## Code Snippets for Natural Language Programming 

### 0. Contents

- 1 One-hot representation with scikit-lear

### 1. Creating one-hot representation with scikit-learn

In [21]:
from sklearn.feature_extraction.text import CountVectorizer

corpus = [
    "This is the first document.",
    "This document is the second document.",
    "And this is the third one.",
    "Is this the first document?"
]

vectorizer = CountVectorizer()
X = vectorizer.fit_transform(corpus)
vectorizer.get_feature_names_out()


array(['and', 'document', 'first', 'is', 'one', 'second', 'the', 'third',
       'this'], dtype=object)

In [23]:
print(X.toarray())

[[0 1 1 1 0 0 1 0 1]
 [0 2 0 1 0 1 1 0 1]
 [1 0 0 1 1 0 1 1 1]
 [0 1 1 1 0 0 1 0 1]]


### 1. Creating Tensors

In [6]:
def describe(x):
    """A function used to give information """
    print("Type: {}".format(x.type()))
    print("Shape/size: {}".format(x.shape))
    print("Values: \n {}".format(x))

In [10]:
import torch
describe(torch.Tensor(2, 3))

Type: torch.FloatTensor
Shape/size: torch.Size([2, 3])
Values: 
 tensor([[6.2449e-39, 4.9592e-39, 4.9592e-39],
        [6.0612e-39, 4.2246e-39, 1.0286e-38]])


In [11]:
import torch 
describe(torch.rand(2,3)) # create a tensor from uniform random distribution
describe(torch.randn(2,3)) # create a tensor from random normal distribution

Type: torch.FloatTensor
Shape/size: torch.Size([2, 3])
Values: 
 tensor([[0.6591, 0.1082, 0.0849],
        [0.7537, 0.0412, 0.3315]])
Type: torch.FloatTensor
Shape/size: torch.Size([2, 3])
Values: 
 tensor([[-1.2704,  0.8241,  0.4256],
        [ 0.3054, -0.3068,  0.2641]])


We can also create tensors all filled with the same scalar. For creating tensor of zeros or ones, we have built-in functions, and for filling it with specific values, we can use the fill_() method. 
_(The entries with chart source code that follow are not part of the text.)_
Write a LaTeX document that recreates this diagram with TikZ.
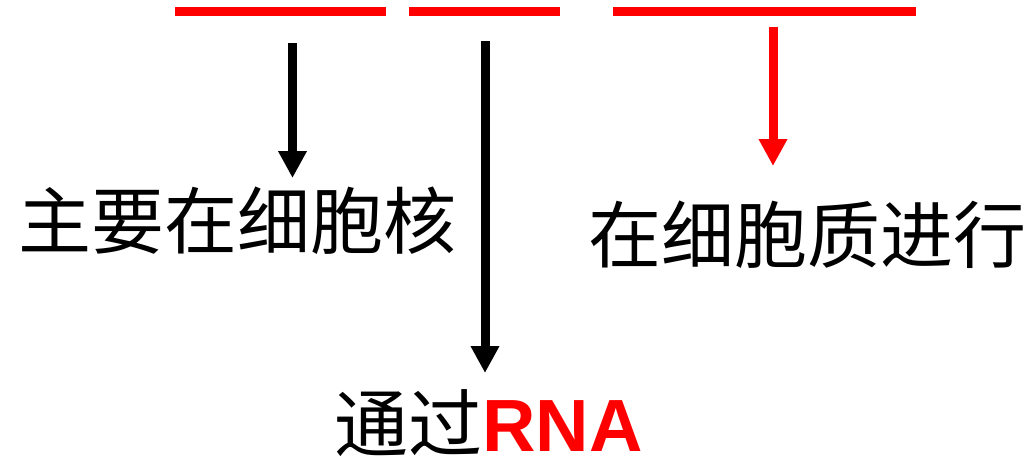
\documentclass[tikz,border=0pt]{standalone}
\usepackage{fontspec}
\setmainfont{Liberation Sans}
\newfontfamily\cjk{Noto Sans CJK SC}
\usetikzlibrary{arrows.meta}
\definecolor{pred}{RGB}{255,0,0}
\begin{document}
\begin{tikzpicture}[x=1pt,y=1pt,
  bar/.style={pred,line width=9pt},
  down/.style={line width=9pt,-{Triangle[width=27pt,length=27pt]}},
  label/.style={inner sep=0pt,font=\cjk\fontsize{73}{73}\selectfont}]
\useasboundingbox (0,0) rectangle (1034,-461);
% bracket bars over the three parts
\draw[bar] (175,-11) -- (386,-11);
\draw[bar] (409,-11) -- (560,-11);
\draw[bar] (613,-11) -- (916,-11);
% arrow start points under the bars
\coordinate (s1) at (292.5,-43);
\coordinate (s2) at (485,-41);
\coordinate (s3) at (773,-27);
\coordinate (e1) at (292.5,-178);
\coordinate (e2) at (485,-373);
\coordinate (e3) at (773,-166);
% labels
\node[label] (nuc) at (238,-221) {主要在细胞核};
\node[label] (cyto) at (807.5,-235) {在细胞质进行};
\node[label,font=\cjk\fontsize{74}{74}\selectfont,anchor=base,text depth=0pt]
  (rna) at (488.5,-451) {通过{\fontspec{Liberation Sans}\bfseries\color{pred}RNA}};
% arrows
\draw[down] (s1) -- (e1);
\draw[down] (s2) -- (e2);
\draw[down,pred] (s3) -- (e3);
\end{tikzpicture}
\end{document}
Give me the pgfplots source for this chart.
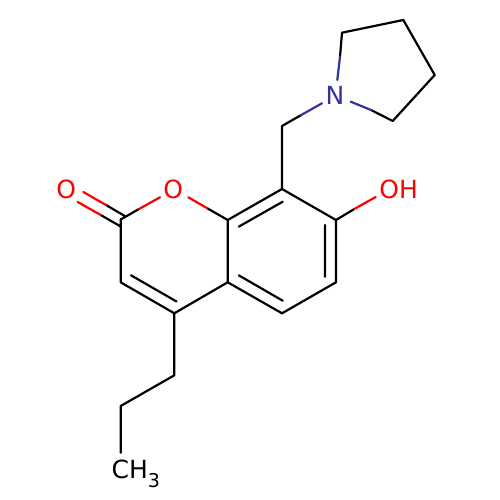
\documentclass[border=0pt]{standalone}
\usepackage{fontspec}
\setmainfont{DejaVu Sans}
\usepackage{pgfplots}
\pgfplotsset{compat=1.18}
\definecolor{oxy}{HTML}{FF0000}
\definecolor{nit}{HTML}{333399}
\tikzset{lbl/.style={font=\fontsize{25}{25}\selectfont, inner sep=0pt, anchor=base}}
\begin{document}
\begin{tikzpicture}[x=1pt,y=1pt]
\path[use as bounding box] (0,0) rectangle (500,500);
\begin{axis}[
    at={(0,0)}, anchor=south west,
    width=500pt, height=500pt, scale only axis,
    xmin=0, xmax=500, ymin=0, ymax=500,
    y dir=reverse,
    hide axis,
    clip=false,
    unbounded coords=jump,
    every axis plot/.append style={no markers, line width=2.2pt, line join=round, line cap=round},
]

% black bonds
\addplot[black] coordinates {
    (120.7,452.7)(120.7,406)(174.3,375.3)(174.3,313.3)(120.7,282.3)(120.7,219.5)(139,209)
    (nan,nan)
    (106,205)(126,216.7)
    (nan,nan)
    (100.7,215)(120.7,226.5)
    (nan,nan)
    (131,275.3)(176.5,301.5)
    (nan,nan)
    (174.3,313.3)(227.7,282.3)(227.7,220)(207.3,208.3)
    (nan,nan)
    (227.7,282.3)(282,313.3)(336,282.3)(336,220)(282,189)(227.7,220)
    (nan,nan)
    (238.7,275.3)(282.7,300.7)
    (nan,nan)
    (325,276.7)(325,225)
    (nan,nan)
    (238.7,226.7)(282.7,201.7)
    (nan,nan)
    (336,220)(354.3,209)
    (nan,nan)
    (282,189)(282,126)(300.7,115.3)
    (nan,nan)
    (340,56.7)(342,32.7)(403.3,20)(434.7,75)(392.7,121)(371,110)
};

% oxygen side of the bonds
\addplot[oxy] coordinates {
    (83.3,192)(106,205)
    (nan,nan)
    (77.7,202)(100.7,215)
    (nan,nan)
    (139,209)(160,197.3)
    (nan,nan)
    (188.3,197.3)(207.3,208.3)
    (nan,nan)
    (354.3,209)(375.7,197)
};

% nitrogen side of the bonds
\addplot[nit] coordinates {
    (300.7,115.3)(322,103.3)
    (nan,nan)
    (337.3,80)(340,56.7)
    (nan,nan)
    (350.7,101.7)(371,110)
};

\node[lbl, text=oxy] at (axis cs:66.3,198.5) {O};
\node[lbl, text=oxy] at (axis cs:173.3,198.5) {O};
\node[lbl, text=oxy] at (axis cs:398.7,198.5) {OH};
\node[lbl, text=nit] at (axis cs:335,105) {N};
\node[lbl, text=black, anchor=base west] at (axis cs:111.5,478) {CH\raisebox{-9pt}{\fontsize{19}{19}\selectfont 3}};
\end{axis}
\end{tikzpicture}
\end{document}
Any PyTorch method with an underscore refers to an in-place operation; that is, it modifies the content in place without creating a new object.

In [19]:
# Creating a filled tensor 

import torch 
# describe(torch.zeros(2,3))
x = torch.ones(2,3)
# describe(x)
x.fill_(5)
# describe(x)

tensor([[5., 5., 5.],
        [5., 5., 5.]])

In [17]:
# Creating and initializing a tensor from lists

x = torch.tensor([[1,2,3],
                  [4,5,6]])

In [22]:
# We can also create from Numpy but pay attention that in that case the type will
# be torch.DoubleTensor instead of the torch.FloatTensor

import numpy as np
npy = np.random.rand(2, 3)
describe(torch.from_numpy(npy))

Type: torch.DoubleTensor
Shape/size: torch.Size([2, 3])
Values: 
 tensor([[0.9334, 0.9989, 0.0594],
        [0.4688, 0.8958, 0.8736]], dtype=torch.float64)


You can convert a tensor to a different type(float, long, double, etc. ) 
by specifying it at initialization or later using one of the typecasting methods. 
There are two ways to specify the initialization type: either by directly calling 
the constructor of a specific tensor type, such as FloatTensor or LongTensor, or 
using a special method, torch.tensor().

In [26]:
x = torch.FloatTensor([[1, 2, 3], [4, 5, 6]])
x = x.long()
x = torch.tensor([[1, 2, 3],[4, 5, 6]], dtype = torch.int64)
x = x.float()

We use the shape property and size() method of a tensor object to access the 
measurements of its dimensions. 
The two ways of accessing these measurements are mostly synonymous. 
Inspecting the shape of the tensor is an indispansable tool in debugging PyTorch code.